**What you are asked to do**
Skip all pictures, then print the remaining material exactly.

____ Data extract

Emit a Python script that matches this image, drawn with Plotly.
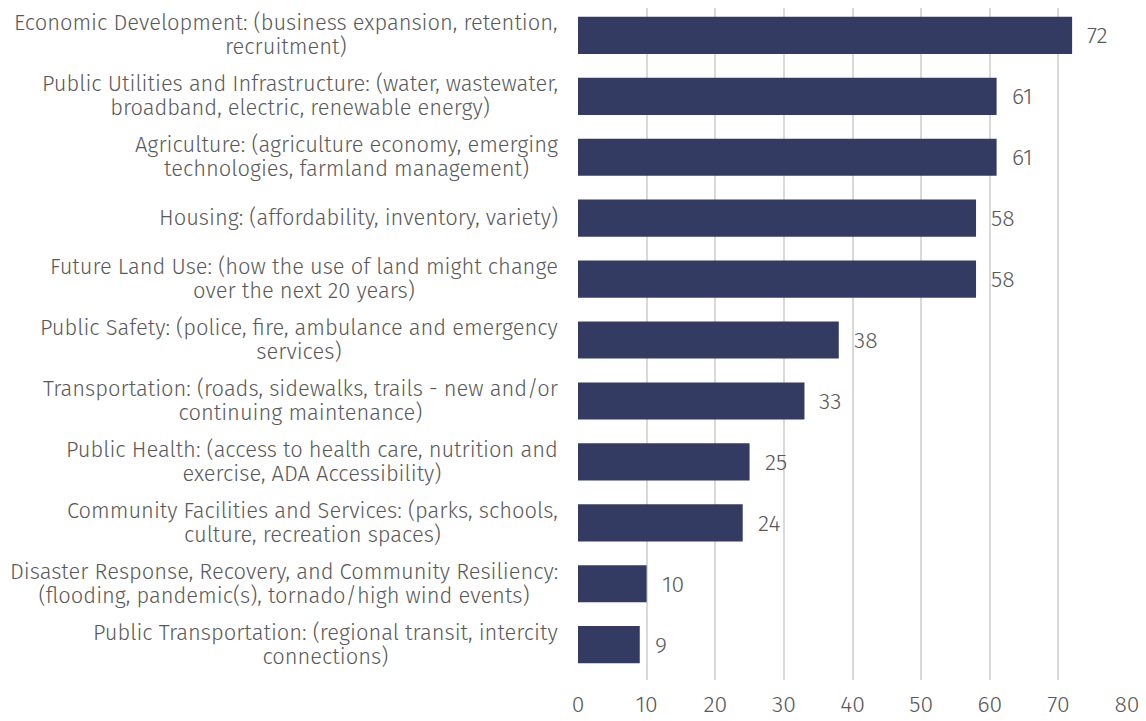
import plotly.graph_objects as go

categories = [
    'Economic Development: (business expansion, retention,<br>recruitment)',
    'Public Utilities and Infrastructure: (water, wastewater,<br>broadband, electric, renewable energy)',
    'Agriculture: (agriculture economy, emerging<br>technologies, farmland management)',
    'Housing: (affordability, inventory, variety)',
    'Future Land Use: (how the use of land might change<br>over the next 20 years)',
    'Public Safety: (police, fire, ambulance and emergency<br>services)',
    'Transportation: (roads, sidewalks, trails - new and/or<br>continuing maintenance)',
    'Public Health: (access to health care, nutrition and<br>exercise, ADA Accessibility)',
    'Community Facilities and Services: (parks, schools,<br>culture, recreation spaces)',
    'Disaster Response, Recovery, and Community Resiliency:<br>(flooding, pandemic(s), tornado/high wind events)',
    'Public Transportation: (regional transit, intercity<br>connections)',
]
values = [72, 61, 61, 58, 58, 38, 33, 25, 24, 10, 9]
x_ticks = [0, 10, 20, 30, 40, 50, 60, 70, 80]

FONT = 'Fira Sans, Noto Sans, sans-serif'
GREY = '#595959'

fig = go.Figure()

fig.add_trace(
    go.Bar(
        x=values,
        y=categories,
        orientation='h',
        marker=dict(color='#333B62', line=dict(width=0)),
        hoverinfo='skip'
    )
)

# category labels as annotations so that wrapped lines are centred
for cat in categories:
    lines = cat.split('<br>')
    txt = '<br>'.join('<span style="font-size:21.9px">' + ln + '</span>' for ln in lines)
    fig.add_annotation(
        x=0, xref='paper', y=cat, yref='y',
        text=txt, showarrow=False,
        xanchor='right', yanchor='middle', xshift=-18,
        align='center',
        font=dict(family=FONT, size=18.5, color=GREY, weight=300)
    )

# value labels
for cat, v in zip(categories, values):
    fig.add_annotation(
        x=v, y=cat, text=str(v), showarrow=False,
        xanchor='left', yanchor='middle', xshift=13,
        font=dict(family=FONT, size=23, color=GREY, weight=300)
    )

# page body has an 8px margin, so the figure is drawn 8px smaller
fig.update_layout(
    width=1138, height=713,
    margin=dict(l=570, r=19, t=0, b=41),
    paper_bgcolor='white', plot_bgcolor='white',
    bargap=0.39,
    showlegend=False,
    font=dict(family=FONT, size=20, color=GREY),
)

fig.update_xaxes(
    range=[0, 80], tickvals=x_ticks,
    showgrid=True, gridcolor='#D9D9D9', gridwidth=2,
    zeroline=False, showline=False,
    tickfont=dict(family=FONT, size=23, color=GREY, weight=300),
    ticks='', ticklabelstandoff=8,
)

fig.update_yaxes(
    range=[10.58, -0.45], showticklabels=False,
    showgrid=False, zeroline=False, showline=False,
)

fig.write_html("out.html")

________

**Exercise solution**
Emit a Python script that matches this image, drawn with Plotly.
import plotly.graph_objects as go

categories = [
    'Economic Development: (business expansion, retention,<br>recruitment)',
    'Public Utilities and Infrastructure: (water, wastewater,<br>broadband, electric, renewable energy)',
    'Agriculture: (agriculture economy, emerging<br>technologies, farmland management)',
    'Housing: (affordability, inventory, variety)',
    'Future Land Use: (how the use of land might change<br>over the next 20 years)',
    'Public Safety: (police, fire, ambulance and emergency<br>services)',
    'Transportation: (roads, sidewalks, trails - new and/or<br>continuing maintenance)',
    'Public Health: (access to health care, nutrition and<br>exercise, ADA Accessibility)',
    'Community Facilities and Services: (parks, schools,<br>culture, recreation spaces)',
    'Disaster Response, Recovery, and Community Resiliency:<br>(flooding, pandemic(s), tornado/high wind events)',
    'Public Transportation: (regional transit, intercity<br>connections)',
]
values = [72, 61, 61, 58, 58, 38, 33, 25, 24, 10, 9]
x_ticks = [0, 10, 20, 30, 40, 50, 60, 70, 80]

FONT = 'Fira Sans, Noto Sans, sans-serif'
GREY = '#595959'

fig = go.Figure()

fig.add_trace(
    go.Bar(
        x=values,
        y=categories,
        orientation='h',
        marker=dict(color='#333B62', line=dict(width=0)),
        hoverinfo='skip'
    )
)

# category labels as annotations so that wrapped lines are centred
for cat in categories:
    lines = cat.split('<br>')
    txt = '<br>'.join('<span style="font-size:21.9px">' + ln + '</span>' for ln in lines)
    fig.add_annotation(
        x=0, xref='paper', y=cat, yref='y',
        text=txt, showarrow=False,
        xanchor='right', yanchor='middle', xshift=-18,
        align='center',
        font=dict(family=FONT, size=18.5, color=GREY, weight=300)
    )

# value labels
for cat, v in zip(categories, values):
    fig.add_annotation(
        x=v, y=cat, text=str(v), showarrow=False,
        xanchor='left', yanchor='middle', xshift=13,
        font=dict(family=FONT, size=23, color=GREY, weight=300)
    )

# page body has an 8px margin, so the figure is drawn 8px smaller
fig.update_layout(
    width=1138, height=713,
    margin=dict(l=570, r=19, t=0, b=41),
    paper_bgcolor='white', plot_bgcolor='white',
    bargap=0.39,
    showlegend=False,
    font=dict(family=FONT, size=20, color=GREY),
)

fig.update_xaxes(
    range=[0, 80], tickvals=x_ticks,
    showgrid=True, gridcolor='#D9D9D9', gridwidth=2,
    zeroline=False, showline=False,
    tickfont=dict(family=FONT, size=23, color=GREY, weight=300),
    ticks='', ticklabelstandoff=8,
)

fig.update_yaxes(
    range=[10.58, -0.45], showticklabels=False,
    showgrid=False, zeroline=False, showline=False,
)

fig.write_html("out.html")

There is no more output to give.